5] Method and process set forth in claim 1 wherein the image collector system comprises: means for providing light to the meter face if needed; means for determining if there is sufficient illumination for obtaining the graphic image of the meter face; means for using visible light; means for using infrared light; means for using the non-visible spectrum for image generation; means for obtaining a graphic image of the meter face; means for storing graphic image in image collector; means for preprocessing the graphic image to lower the data requirements for local storage; means for preprocessing the graphic image to lower data requirements for transmission to shorten transmission times; means for transmitting an error code in the event of an alarm; means whereby the image collector operates in autonomous mode without need for trigger commands from the host computer; means for the graphic image to be collected from analog meters or gages; means for the image to be collected from digital meters or gages; means for the graphic images to be collected from mechanical registers.

6] Method and process set forth in claim 1 wherein the image collector system comprises: means for communication directly to a host computer by a plurality of means including, wired or wireless systems such as the PSTN, PCS, DSL, CDMA, CDPD, PCS, TDMA, GSM, x.25, cellular, RF, PLC or satellite communications modes.

7] Method and process set forth in claim 1 wherein the image collector system comprises: means for communication initially to an intermediate device such as a local meter gateway element which then connects to the host computer by a plurality of means including, wired or wireless systems such as the PSTN, cellular, RF, PLC or satellite communications modes.

8] Method and process set forth in claim 1 wherein the image collector system forms a local network with an adjacent meter gateway element.

9] Method and process set forth in claim 1 wherein the image collector system is connected to a VPN.

10] Method and process set forth in claim 1 wherein the image collector system has its own internal power source.

11] Method and process set forth in claim 1 wherein the image collector system derives power form an external power source comprising; the meter being read, the telephone line system, the powerline carrier system or from photo-electric systems.

12] A computer system comprising: a CPU; RAM and computer software system embodied in a storage medium, comprising: at least one external interface to communicate with systems external of said computer; and a multi-layered distributed software architecture comprising: application and infrastructure subsystems, said application and infrastructure subsystems comprising services, distributed throughout said computer, that collaborate to complete predefined processing functionalities; middleware software, said middleware software being provided to allow scalability, and transaction processing, mapping of objects to data repositories; and application frameworks, said application frameworks allowing access to said database repositories and the creation of processes conforming with subject middleware software.

13] The computer system as set forth in claim 12, wherein the computer system connected to RMR system by wired or wireless communication systems.

14] The computer system as set forth in claim 12, wherein the host computer connected to global communications networks such as the internet or WWW.

15] The computer system as set forth in claim 12, wherein said host computer system can reside in a local, regional, national or offshore location.

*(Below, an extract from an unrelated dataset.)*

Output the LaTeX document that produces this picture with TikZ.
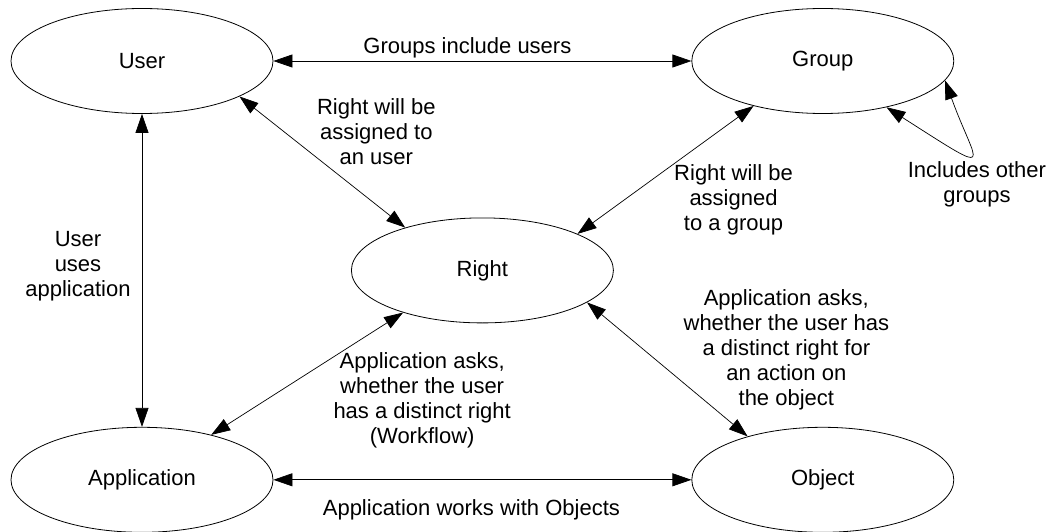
\documentclass[tikz,border=0pt]{standalone}
\usepackage{fontspec}
\setmainfont{Liberation Sans}
\usetikzlibrary{positioning,arrows.meta,shapes,calc}
\tikzset{
  entity/.style={ellipse, draw=black, line width=0.8pt,
    minimum width=262pt, minimum height=105pt, inner sep=0pt},
  relation/.style={draw=black, line width=0.7pt,
    >={Triangle[length=19pt,width=13pt]}, <->},
  note/.style={align=center}
}

\begin{document}
\begin{tikzpicture}[x=1pt, y=-1pt, node distance=313pt and 418pt,
    font=\fontsize{22pt}{25pt}\selectfont]
    \useasboundingbox (0,0) rectangle (1050,532);

    \node[entity] (user) at (142,61) {User};
    \node[entity, right=of user] (group) {Group};
    \node[entity, below=of user] (app) {Application};
    \node[entity, below=of group] (object) {Object};
    \node[entity] (right) at ($(user)!0.5!(object)$) {Right};

    \draw[relation] (user) -- node[xshift=-15pt, yshift=13pt] {Groups include users} (group);
    \draw[relation] (user) -- node[note, xshift=-64pt, yshift=4pt] {User\\uses\\application} (app);
    \draw[relation] (user.-20) -- node[note, xshift=54pt, yshift=30pt] {Right will be\\assigned to\\an user} (right.151);
    \draw[relation] (group.213) -- node[note, xshift=68pt, yshift=-30pt] {Right will be\\assigned\\to a group} (right.21);
    \draw[relation] (right.208) -- node[note, xshift=115pt, yshift=-27pt] {Application asks,\\whether the user\\has a distinct right\\(Workflow)} (app.33);
    \draw[relation] (right.-17) -- node[note, xshift=119pt, yshift=20pt] {Application asks,\\whether the user has\\a distinct right for\\an action on\\the object} (object.150);
    \draw[relation] (app) -- node[xshift=-11pt, yshift=-30pt] {Application works with Objects} (object);
    \draw[relation] (group.-36) .. controls (1000,180) and (976,166) .. (group.-9)
      node[note, pos=0.5, xshift=7pt, yshift=-31pt] {Includes other\\groups};
\end{tikzpicture}
\end{document}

16] The computer system as set forth in claim 12, wherein said host computer system comprises an export subsystem.

17] The computer system as set forth in claim 16, wherein said export subsystem exports data to external applications systems.

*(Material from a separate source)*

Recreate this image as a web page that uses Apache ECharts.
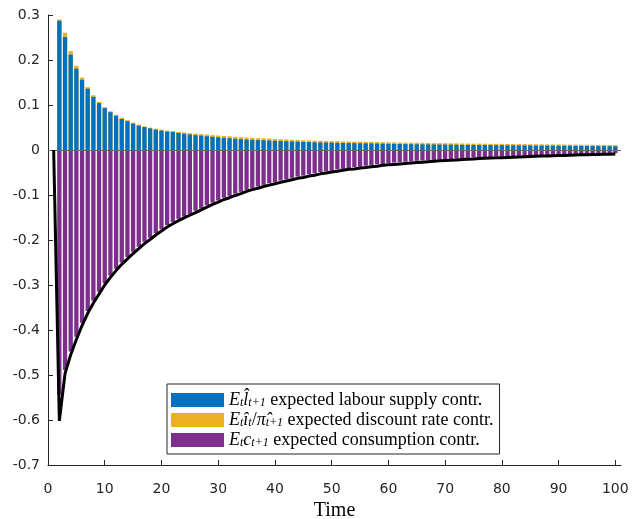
<!DOCTYPE html>
<html>
<head>
<meta charset="utf-8">
<script src="https://cdn.jsdelivr.net/npm/echarts@6/dist/echarts.min.js"></script>
<style>html,body{margin:0;padding:0;background:#fff}#c{width:632px;height:519px}</style>
</head>
<body>
<div id="c"></div>
<script>
// Periods for the bar contributions (t = 2..100)
const barPeriods = [2,3,4,5,6,7,8,9,10,11,12,13,14,15,16,17,18,19,20,21,22,23,24,25,26,27,28,29,30,31,32,33,34,35,36,37,38,39,40,41,42,43,44,45,46,47,48,49,50,51,52,53,54,55,56,57,58,59,60,61,62,63,64,65,66,67,68,69,70,71,72,73,74,75,76,77,78,79,80,81,82,83,84,85,86,87,88,89,90,91,92,93,94,95,96,97,98,99,100];

// E_t l_{t+1}: expected labour supply contribution
const labour = [0.287,0.251,0.212,0.181,0.156,0.136,0.118,0.104,0.093,0.084,0.076,0.069,0.064,0.0585,0.054,0.051,0.048,0.0452,0.043,0.041,0.040,0.038,0.036,0.0345,0.033,0.0318,0.0305,0.0292,0.028,0.027,0.026,0.0248,0.024,0.0232,0.0226,0.022,0.0218,0.0212,0.0205,0.0199,0.0194,0.0189,0.0185,0.018,0.0176,0.0172,0.0168,0.0165,0.0162,0.0159,0.0156,0.0154,0.0152,0.015,0.0148,0.0146,0.0143,0.014,0.0137,0.0135,0.0133,0.0131,0.013,0.0128,0.0126,0.0124,0.0122,0.0121,0.0119,0.0118,0.0116,0.0115,0.0113,0.0112,0.011,0.0109,0.0108,0.0106,0.0105,0.0104,0.0103,0.0102,0.01,0.0099,0.0098,0.0097,0.0096,0.0095,0.0094,0.0093,0.0092,0.0091,0.009,0.0089,0.0087,0.0086,0.0085,0.0084,0.0082];

// E_t i_t / pi_{t+1}: expected discount rate contribution
const discount = [0.003,0.0096,0.008,0.006,0.005,0.0037,0.0037,0.003,0.0023,0.0022,0.0022,0.0022,0.0023,0.0022,0.0023,0.0015,0.0016,0.0022,0.0022,0.002,0.002,0.002,0.003,0.003,0.0035,0.0038,0.004,0.004,0.0042,0.0043,0.0044,0.0045,0.0045,0.0045,0.0045,0.0044,0.0044,0.0044,0.0042,0.004,0.004,0.0039,0.0038,0.0038,0.0037,0.0037,0.0037,0.0036,0.0036,0.0036,0.0035,0.0035,0.0035,0.0035,0.0035,0.0034,0.0034,0.0034,0.0034,0.0034,0.0034,0.0033,0.0033,0.0033,0.0033,0.0033,0.0032,0.0032,0.0032,0.0032,0.0032,0.0031,0.0031,0.0031,0.0031,0.0031,0.003,0.003,0.003,0.003,0.003,0.003,0.003,0.0029,0.0029,0.0029,0.0029,0.0029,0.0029,0.0029,0.0028,0.0028,0.0028,0.0028,0.0028,0.0028,0.0028,0.0028,0.0028];

// E_t c_{t+1}: expected consumption contribution
const consumption = [-0.544,-0.489,-0.448,-0.415,-0.384,-0.358,-0.335,-0.315,-0.296,-0.279,-0.264,-0.25,-0.238,-0.226,-0.215,-0.204,-0.195,-0.185,-0.176,-0.167,-0.16,-0.153,-0.148,-0.142,-0.135,-0.13,-0.123,-0.117,-0.112,-0.106,-0.102,-0.097,-0.093,-0.0886,-0.085,-0.081,-0.0775,-0.074,-0.071,-0.068,-0.065,-0.062,-0.059,-0.057,-0.054,-0.052,-0.049,-0.047,-0.046,-0.043,-0.042,-0.04,-0.038,-0.037,-0.035,-0.034,-0.032,-0.031,-0.029,-0.028,-0.027,-0.026,-0.025,-0.024,-0.0235,-0.023,-0.022,-0.021,-0.0205,-0.02,-0.019,-0.0185,-0.018,-0.0172,-0.0166,-0.016,-0.0155,-0.015,-0.0145,-0.014,-0.0135,-0.013,-0.0126,-0.0122,-0.0118,-0.0114,-0.011,-0.0106,-0.0102,-0.0098,-0.0095,-0.0092,-0.0089,-0.0086,-0.0083,-0.008,-0.0077,-0.0074,-0.0071];

// Consumption response (black line), t = 1..100
const linePeriods = [1,2,3,4,5,6,7,8,9,10,11,12,13,14,15,16,17,18,19,20,21,22,23,24,25,26,27,28,29,30,31,32,33,34,35,36,37,38,39,40,41,42,43,44,45,46,47,48,49,50,51,52,53,54,55,56,57,58,59,60,61,62,63,64,65,66,67,68,69,70,71,72,73,74,75,76,77,78,79,80,81,82,83,84,85,86,87,88,89,90,91,92,93,94,95,96,97,98,99,100];
const consumptionPath = [0,-0.602,-0.497,-0.455,-0.421,-0.39,-0.363,-0.34,-0.32,-0.3,-0.283,-0.268,-0.254,-0.242,-0.23,-0.219,-0.208,-0.199,-0.189,-0.18,-0.171,-0.164,-0.157,-0.151,-0.145,-0.139,-0.133,-0.127,-0.121,-0.116,-0.11,-0.106,-0.101,-0.097,-0.092,-0.088,-0.085,-0.081,-0.078,-0.075,-0.072,-0.069,-0.066,-0.063,-0.061,-0.058,-0.056,-0.053,-0.051,-0.049,-0.047,-0.045,-0.043,-0.042,-0.04,-0.039,-0.037,-0.036,-0.034,-0.033,-0.032,-0.031,-0.03,-0.029,-0.028,-0.027,-0.026,-0.025,-0.024,-0.0235,-0.023,-0.022,-0.021,-0.0205,-0.02,-0.019,-0.0185,-0.018,-0.0175,-0.017,-0.0165,-0.016,-0.0155,-0.015,-0.0145,-0.014,-0.0136,-0.0132,-0.0128,-0.0124,-0.012,-0.0116,-0.0112,-0.0108,-0.0105,-0.0102,-0.0099,-0.0096,-0.0093,-0.009];

// Tick values
const xTicks = [0,10,20,30,40,50,60,70,80,90,100];
const yTicks = [-0.7,-0.6,-0.5,-0.4,-0.3,-0.2,-0.1,0,0.1,0.2,0.3];

const seriesNames = ['labour', 'discount', 'consumption'];
const legendText = {
  labour: '{m|E}{s|t}{m|l\u0302}{s|t+1}{n| expected labour supply contr.}',
  discount: '{m|E}{s|t}{m|\u00ee}{s|t}{n|/}{m|\u03c0\u0302}{s|t+1}{n| expected discount rate contr.}',
  consumption: '{m|E}{s|t}{m|c}{s|t+1}{n| expected consumption contr.}'
};

const zip = (xs, ys) => xs.map((x, i) => [x, ys[i]]);
// stacked top of the positive bars (labour + discount), drawn behind the labour bars
const positiveTop = labour.map((v, i) => v + discount[i]);

const axisColor = '#262626';
const serif = '"Liberation Serif", "DejaVu Serif", serif';
const sans = '"DejaVu Sans", sans-serif';

const chart = echarts.init(document.getElementById('c'), null, {renderer: 'canvas'});
chart.setOption({
  animation: false,
  backgroundColor: '#ffffff',
  grid: {left: 48, right: 11, top: 15, bottom: 54, containLabel: false, outerBoundsMode: 'none'},
  xAxis: {
    type: 'value', min: 0, max: 101, interval: 10,
    name: 'Time', nameLocation: 'middle', nameGap: 31,
    nameTextStyle: {fontFamily: serif, fontSize: 20, color: '#000'},
    axisLine: {show: true, onZero: false, lineStyle: {color: axisColor, width: 1}},
    axisTick: {show: true, inside: true, length: 5, lineStyle: {color: axisColor}, customValues: xTicks},
    axisLabel: {fontFamily: sans, fontSize: 14, color: axisColor, margin: 17, customValues: xTicks},
    splitLine: {show: false}
  },
  yAxis: {
    type: 'value', min: -0.7, max: 0.3, interval: 0.1,
    axisLine: {show: true, onZero: false, lineStyle: {color: axisColor, width: 1}},
    axisTick: {show: true, inside: true, length: 5, lineStyle: {color: axisColor}, customValues: yTicks},
    axisLabel: {fontFamily: sans, fontSize: 14, color: axisColor, margin: 8, customValues: yTicks,
      formatter: v => String(Math.round(v * 10) / 10)},
    splitLine: {show: false}
  },
  legend: {
    orient: 'vertical', left: 167, top: 384,
    data: seriesNames,
    backgroundColor: '#ffffff', borderColor: '#262626', borderWidth: 1,
    padding: [7, 6, 5, 4],
    itemWidth: 53, itemHeight: 14, itemGap: 2,
    icon: 'rect',
    formatter: name => legendText[name],
    textStyle: {
      color: '#000', fontFamily: serif, fontSize: 18, lineHeight: 18,
      rich: {
        m: {fontFamily: serif, fontStyle: 'italic', fontSize: 18, lineHeight: 18},
        n: {fontFamily: serif, fontSize: 18, lineHeight: 18},
        s: {fontFamily: serif, fontStyle: 'italic', fontSize: 12, lineHeight: 11, verticalAlign: 'bottom'}
      }
    }
  },
  series: [
    {
      name: 'discount', type: 'bar', barWidth: 4.3, barGap: '-100%',
      itemStyle: {color: '#EDB120'},
      data: zip(barPeriods, positiveTop),
      markLine: {
        silent: true, symbol: 'none', label: {show: false},
        lineStyle: {color: '#666666', width: 1, type: 'solid'},
        data: [{yAxis: 0}]
      }
    },
    {
      name: 'labour', type: 'bar', barWidth: 4.3, barGap: '-100%',
      itemStyle: {color: '#0072BD'},
      data: zip(barPeriods, labour)
    },
    {
      name: 'consumption', type: 'bar', barWidth: 4.3, barGap: '-100%',
      itemStyle: {color: '#7E2F8E'},
      data: zip(barPeriods, consumption)
    },
    {
      name: 'path', type: 'line', showSymbol: false, symbol: 'none', z: 5,
      lineStyle: {color: '#000000', width: 3},
      data: zip(linePeriods, consumptionPath)
    }
  ]
});
</script>
</body>
</html>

18] The computer system as set forth in claim 12, wherein the computer system is connected to similar legacy systems.

19] The computer system as set forth in claim 12, wherein the computer system is connected to dissimilar legacy systems.

20] The computer system as set forth in claim 12, wherein the computer system is connected to and forms part of a distributed network system.

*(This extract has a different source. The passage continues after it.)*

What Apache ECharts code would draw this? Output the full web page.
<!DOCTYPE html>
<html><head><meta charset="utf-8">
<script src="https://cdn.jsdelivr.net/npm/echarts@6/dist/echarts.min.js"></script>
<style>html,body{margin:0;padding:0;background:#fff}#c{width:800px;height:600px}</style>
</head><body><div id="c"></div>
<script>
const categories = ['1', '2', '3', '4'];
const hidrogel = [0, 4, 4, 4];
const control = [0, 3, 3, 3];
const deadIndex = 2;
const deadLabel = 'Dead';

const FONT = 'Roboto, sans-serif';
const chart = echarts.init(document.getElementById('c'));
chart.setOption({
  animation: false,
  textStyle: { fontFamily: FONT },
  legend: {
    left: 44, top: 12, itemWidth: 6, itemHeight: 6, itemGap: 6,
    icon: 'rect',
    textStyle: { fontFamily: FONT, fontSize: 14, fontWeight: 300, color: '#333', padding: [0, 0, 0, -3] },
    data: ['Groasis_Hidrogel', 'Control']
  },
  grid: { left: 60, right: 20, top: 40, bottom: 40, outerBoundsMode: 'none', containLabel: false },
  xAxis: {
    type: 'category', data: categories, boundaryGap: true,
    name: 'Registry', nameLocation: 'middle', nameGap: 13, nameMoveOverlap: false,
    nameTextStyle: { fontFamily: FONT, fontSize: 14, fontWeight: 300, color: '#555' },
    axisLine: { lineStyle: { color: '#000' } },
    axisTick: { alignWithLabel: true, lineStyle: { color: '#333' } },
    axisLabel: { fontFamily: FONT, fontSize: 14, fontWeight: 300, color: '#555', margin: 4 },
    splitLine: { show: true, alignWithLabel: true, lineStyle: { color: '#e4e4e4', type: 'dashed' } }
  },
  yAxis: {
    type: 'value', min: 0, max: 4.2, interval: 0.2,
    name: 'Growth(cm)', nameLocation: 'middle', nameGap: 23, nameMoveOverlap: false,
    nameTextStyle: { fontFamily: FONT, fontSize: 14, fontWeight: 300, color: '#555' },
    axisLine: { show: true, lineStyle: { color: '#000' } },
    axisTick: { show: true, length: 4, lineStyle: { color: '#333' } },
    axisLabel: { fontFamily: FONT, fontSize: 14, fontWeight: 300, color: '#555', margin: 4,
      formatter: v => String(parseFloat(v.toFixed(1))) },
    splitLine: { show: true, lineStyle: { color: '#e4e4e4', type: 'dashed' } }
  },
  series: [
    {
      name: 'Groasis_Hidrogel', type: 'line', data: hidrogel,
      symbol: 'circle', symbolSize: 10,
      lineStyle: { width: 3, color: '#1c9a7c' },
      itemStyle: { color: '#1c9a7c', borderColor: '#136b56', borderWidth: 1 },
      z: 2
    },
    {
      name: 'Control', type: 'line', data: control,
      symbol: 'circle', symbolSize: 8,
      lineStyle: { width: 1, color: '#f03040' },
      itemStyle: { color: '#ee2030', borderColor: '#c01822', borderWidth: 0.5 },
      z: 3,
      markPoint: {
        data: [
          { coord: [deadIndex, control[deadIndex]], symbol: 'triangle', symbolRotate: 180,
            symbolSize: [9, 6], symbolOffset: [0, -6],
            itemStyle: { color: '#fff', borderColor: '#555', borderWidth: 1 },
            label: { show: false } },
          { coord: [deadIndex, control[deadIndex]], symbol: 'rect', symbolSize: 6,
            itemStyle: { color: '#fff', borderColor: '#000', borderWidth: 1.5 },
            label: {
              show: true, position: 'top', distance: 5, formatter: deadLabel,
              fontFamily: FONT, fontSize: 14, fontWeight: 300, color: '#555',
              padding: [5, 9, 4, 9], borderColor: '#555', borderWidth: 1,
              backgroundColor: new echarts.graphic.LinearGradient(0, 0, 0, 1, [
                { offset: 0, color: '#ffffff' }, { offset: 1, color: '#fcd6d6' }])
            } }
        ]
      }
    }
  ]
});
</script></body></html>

21] The computer system as set forth in claim 12, wherein the computer system utilizes an open source operating and programming language system.

22] The computer system as set forth in claim 12, wherein the computer system is adapted to support a fail-over capability at all levels in the event of a failure, and wherein an individual process fails, said computer system shifts failed processes to another process, and wherein if a communications system fails, automatic routing to other communication systems is established.

23] The computer system as set forth in claim 12, further comprising a graphical user interface which interacts with said application subsystem and provides at least one of access to said computer system to manually invoke all business system interfaces online, search specific information, provide access to an activity management system monitor, and provide an interface to other business operations.

24] The computer system as set forth in claim 23, wherein said graphical user interface uses standard application system application programming interfaces provided by said utility interface to initiate requests.

25] The computer system as set forth in claim 12, wherein the applications programs comprise: at least one image analysis means for processing the visual graphic images; and, at least one image analysis means for processing the visual graphic images in such a manner to produce scalar information indicating the parameter values represented by the meter reading.

26] The method as set forth in claim 1, wherein the using step of said image analysis applications program includes a serial segmentation process wherein the visual image is divided or segmented into smaller multiples sub-elements; and, means wherein each sub-element is analyzed separately; and, means wherein the data value is extracted from each sub-element; and means wherein the data values are aggregated to determine the complete and correct data value embedded in the visual graphic.

27] The method as set forth in claim 1, wherein the using step of said image analysis applications program analyses the current visual graphic only independent of the existence of the previous visual graphic from the same meter.

28] The method as set forth in claim 1, wherein the using step of said image analysis applications program analyses the visual graphic images without need for stored templates of meter images in the computer.

29] The method as set forth in claim 1, wherein the using step of said image analysis applications program saves the image with the unique ID number of the meter for later cross references and archival purposes.

30] The method as set forth in claim 1, wherein the using step of said image analysis applications program exports the visual graphic data to a relational database for data storage.